■ **MATERIAL PROVIDED**:
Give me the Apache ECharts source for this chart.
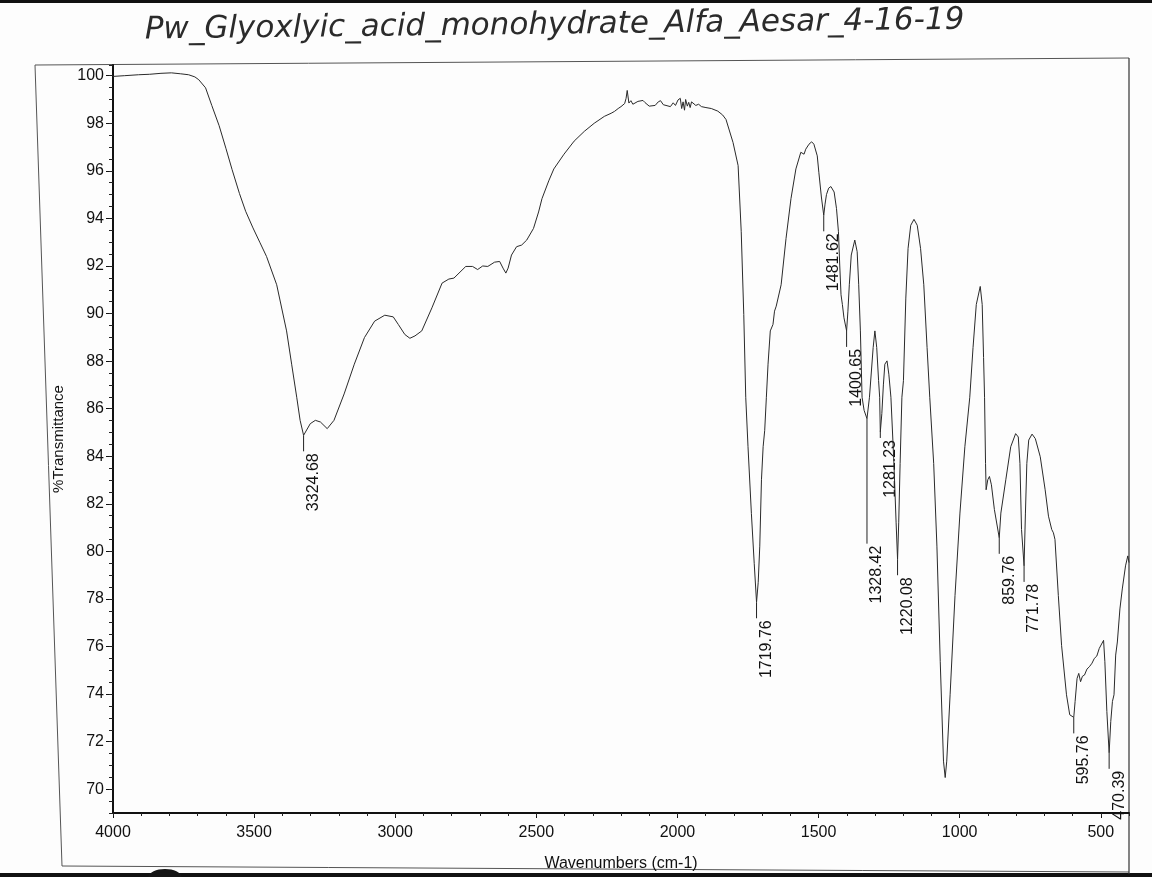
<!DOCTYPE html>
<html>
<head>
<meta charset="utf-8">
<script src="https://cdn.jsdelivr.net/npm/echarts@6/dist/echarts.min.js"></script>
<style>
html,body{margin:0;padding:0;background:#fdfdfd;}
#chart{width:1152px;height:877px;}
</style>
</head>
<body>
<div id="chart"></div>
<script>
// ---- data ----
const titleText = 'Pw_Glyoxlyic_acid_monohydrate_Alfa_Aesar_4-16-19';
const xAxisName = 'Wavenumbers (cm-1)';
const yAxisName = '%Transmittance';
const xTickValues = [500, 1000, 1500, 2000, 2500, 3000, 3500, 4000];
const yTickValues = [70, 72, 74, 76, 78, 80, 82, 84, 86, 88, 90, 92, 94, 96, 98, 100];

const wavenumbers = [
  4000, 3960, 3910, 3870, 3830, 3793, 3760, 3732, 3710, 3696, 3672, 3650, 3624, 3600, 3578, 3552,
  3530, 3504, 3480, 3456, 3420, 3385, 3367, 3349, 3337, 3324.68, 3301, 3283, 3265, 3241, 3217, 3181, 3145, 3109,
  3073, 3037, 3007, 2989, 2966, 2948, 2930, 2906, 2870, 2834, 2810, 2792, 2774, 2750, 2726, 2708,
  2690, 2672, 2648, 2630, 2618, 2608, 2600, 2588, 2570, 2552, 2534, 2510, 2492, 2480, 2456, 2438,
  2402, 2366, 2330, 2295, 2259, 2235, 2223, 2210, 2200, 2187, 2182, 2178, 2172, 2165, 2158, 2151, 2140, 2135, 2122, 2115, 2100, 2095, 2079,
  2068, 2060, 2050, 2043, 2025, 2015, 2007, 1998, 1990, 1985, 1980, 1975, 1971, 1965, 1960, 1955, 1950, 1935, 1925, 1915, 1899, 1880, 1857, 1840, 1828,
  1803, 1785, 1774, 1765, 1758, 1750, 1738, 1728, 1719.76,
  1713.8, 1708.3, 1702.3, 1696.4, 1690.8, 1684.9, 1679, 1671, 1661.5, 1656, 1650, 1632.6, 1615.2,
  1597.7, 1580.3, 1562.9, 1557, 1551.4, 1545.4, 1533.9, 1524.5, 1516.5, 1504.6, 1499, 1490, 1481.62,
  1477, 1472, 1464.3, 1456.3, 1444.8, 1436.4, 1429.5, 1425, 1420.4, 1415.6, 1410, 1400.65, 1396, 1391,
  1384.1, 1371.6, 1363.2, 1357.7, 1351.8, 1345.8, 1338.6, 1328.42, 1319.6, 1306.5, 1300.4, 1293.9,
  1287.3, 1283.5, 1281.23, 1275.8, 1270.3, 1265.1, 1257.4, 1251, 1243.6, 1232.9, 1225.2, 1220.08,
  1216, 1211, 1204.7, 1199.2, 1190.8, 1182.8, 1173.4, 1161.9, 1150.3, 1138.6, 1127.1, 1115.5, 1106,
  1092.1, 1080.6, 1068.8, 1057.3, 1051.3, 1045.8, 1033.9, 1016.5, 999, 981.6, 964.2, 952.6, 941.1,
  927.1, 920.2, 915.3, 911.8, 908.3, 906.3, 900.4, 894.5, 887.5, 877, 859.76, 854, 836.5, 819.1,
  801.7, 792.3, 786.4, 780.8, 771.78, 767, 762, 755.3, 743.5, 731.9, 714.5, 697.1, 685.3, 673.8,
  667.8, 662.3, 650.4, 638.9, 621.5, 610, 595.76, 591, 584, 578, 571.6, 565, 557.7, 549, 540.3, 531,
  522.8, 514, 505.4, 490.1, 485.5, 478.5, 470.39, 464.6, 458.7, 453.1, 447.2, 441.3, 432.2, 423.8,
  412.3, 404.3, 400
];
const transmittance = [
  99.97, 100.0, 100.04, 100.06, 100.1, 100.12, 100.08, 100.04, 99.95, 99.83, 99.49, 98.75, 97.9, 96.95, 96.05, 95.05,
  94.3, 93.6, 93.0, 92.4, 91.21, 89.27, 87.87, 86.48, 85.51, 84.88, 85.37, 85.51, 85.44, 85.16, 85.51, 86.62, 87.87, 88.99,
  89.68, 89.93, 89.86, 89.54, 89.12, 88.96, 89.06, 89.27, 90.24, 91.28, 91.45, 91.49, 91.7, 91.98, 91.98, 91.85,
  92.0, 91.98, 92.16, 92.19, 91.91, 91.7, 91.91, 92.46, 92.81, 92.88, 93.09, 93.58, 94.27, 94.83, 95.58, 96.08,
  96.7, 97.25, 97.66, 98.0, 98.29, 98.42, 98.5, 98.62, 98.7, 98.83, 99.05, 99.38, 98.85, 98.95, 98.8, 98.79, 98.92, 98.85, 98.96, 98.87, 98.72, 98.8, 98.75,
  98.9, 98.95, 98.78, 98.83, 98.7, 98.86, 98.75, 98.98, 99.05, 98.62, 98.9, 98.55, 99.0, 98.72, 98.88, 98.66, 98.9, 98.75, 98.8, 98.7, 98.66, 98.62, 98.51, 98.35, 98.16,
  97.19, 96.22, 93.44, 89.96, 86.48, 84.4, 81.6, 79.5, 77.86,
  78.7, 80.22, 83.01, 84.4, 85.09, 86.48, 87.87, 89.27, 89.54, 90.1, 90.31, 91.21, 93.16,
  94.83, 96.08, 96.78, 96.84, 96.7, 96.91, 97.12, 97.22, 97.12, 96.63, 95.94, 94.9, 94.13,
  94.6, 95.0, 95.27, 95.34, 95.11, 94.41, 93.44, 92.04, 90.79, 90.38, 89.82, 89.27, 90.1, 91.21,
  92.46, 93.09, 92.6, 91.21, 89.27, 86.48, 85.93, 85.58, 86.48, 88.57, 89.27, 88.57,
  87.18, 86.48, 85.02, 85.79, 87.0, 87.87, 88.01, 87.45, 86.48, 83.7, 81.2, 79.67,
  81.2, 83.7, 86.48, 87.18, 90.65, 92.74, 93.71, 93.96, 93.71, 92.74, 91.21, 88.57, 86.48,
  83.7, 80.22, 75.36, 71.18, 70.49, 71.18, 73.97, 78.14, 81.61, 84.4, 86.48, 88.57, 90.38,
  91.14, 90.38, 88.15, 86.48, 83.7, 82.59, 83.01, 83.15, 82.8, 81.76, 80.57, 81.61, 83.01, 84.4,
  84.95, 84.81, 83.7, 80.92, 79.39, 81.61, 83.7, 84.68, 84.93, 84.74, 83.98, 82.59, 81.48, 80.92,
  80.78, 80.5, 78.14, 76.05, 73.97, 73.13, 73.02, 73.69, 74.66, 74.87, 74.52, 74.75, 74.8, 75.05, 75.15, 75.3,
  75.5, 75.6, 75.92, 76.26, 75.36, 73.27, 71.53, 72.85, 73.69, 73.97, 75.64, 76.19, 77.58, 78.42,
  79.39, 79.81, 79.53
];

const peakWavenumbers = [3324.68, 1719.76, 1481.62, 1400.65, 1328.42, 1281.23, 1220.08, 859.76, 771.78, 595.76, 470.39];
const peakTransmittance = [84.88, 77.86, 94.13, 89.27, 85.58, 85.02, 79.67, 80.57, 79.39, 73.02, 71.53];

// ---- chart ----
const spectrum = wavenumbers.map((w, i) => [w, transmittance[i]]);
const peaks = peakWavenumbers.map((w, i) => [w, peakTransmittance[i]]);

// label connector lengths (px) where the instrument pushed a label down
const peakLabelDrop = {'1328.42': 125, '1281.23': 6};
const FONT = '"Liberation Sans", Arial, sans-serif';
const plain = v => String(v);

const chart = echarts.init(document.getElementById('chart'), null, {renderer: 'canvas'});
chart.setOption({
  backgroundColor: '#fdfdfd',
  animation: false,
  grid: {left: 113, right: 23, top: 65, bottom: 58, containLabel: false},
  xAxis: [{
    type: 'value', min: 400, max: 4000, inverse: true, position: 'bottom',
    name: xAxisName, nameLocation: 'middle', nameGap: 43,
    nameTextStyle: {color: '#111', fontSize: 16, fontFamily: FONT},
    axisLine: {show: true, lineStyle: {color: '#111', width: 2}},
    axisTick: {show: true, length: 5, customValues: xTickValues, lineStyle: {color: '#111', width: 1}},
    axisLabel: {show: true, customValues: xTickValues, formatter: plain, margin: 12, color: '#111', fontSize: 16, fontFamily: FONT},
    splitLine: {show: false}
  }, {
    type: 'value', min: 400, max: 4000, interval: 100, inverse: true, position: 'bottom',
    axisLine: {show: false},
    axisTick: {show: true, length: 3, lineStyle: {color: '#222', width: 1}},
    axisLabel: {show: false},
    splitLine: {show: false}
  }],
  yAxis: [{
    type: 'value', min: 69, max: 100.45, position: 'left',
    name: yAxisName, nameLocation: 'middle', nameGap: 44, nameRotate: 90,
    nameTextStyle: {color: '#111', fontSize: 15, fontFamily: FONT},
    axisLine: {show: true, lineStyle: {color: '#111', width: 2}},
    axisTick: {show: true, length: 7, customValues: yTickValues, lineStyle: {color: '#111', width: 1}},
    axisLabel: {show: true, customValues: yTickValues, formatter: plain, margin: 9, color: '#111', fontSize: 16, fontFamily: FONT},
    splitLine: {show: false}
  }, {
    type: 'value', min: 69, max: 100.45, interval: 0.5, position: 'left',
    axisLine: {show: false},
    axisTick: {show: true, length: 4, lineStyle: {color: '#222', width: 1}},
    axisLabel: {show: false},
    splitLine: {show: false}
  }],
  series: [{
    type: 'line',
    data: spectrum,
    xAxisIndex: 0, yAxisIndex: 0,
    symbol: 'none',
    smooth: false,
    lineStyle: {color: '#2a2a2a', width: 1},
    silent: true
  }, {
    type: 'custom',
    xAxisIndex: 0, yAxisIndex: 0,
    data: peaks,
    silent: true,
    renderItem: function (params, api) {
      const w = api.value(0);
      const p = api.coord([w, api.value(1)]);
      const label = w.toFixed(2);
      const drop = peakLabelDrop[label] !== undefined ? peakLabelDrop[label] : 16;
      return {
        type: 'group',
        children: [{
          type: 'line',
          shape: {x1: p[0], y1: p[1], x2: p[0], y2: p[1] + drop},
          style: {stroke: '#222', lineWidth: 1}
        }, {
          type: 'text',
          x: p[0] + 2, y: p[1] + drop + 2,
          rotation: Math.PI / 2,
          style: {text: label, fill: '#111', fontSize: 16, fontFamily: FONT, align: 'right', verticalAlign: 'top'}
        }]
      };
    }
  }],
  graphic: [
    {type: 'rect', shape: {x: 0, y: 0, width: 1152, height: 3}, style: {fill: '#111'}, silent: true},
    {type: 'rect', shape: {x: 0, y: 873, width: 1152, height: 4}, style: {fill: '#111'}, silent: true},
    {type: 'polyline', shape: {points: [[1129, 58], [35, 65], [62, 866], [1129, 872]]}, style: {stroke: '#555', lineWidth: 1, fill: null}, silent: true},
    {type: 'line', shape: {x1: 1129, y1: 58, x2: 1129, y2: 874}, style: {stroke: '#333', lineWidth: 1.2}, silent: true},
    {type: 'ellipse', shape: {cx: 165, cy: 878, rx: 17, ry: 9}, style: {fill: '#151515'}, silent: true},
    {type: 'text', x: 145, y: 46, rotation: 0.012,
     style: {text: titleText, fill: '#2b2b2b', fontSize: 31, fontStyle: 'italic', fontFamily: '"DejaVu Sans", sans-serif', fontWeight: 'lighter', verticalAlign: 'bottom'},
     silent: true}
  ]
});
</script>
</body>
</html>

■ **REQUIRED TASK**: Up to and including the line containing "96, 98, 100];", repeat every line from the start of the data, but none of the pictures.

■ **SOLUTION**:
Give me the Apache ECharts source for this chart.
<!DOCTYPE html>
<html>
<head>
<meta charset="utf-8">
<script src="https://cdn.jsdelivr.net/npm/echarts@6/dist/echarts.min.js"></script>
<style>
html,body{margin:0;padding:0;background:#fdfdfd;}
#chart{width:1152px;height:877px;}
</style>
</head>
<body>
<div id="chart"></div>
<script>
// ---- data ----
const titleText = 'Pw_Glyoxlyic_acid_monohydrate_Alfa_Aesar_4-16-19';
const xAxisName = 'Wavenumbers (cm-1)';
const yAxisName = '%Transmittance';
const xTickValues = [500, 1000, 1500, 2000, 2500, 3000, 3500, 4000];
const yTickValues = [70, 72, 74, 76, 78, 80, 82, 84, 86, 88, 90, 92, 94, 96, 98, 100];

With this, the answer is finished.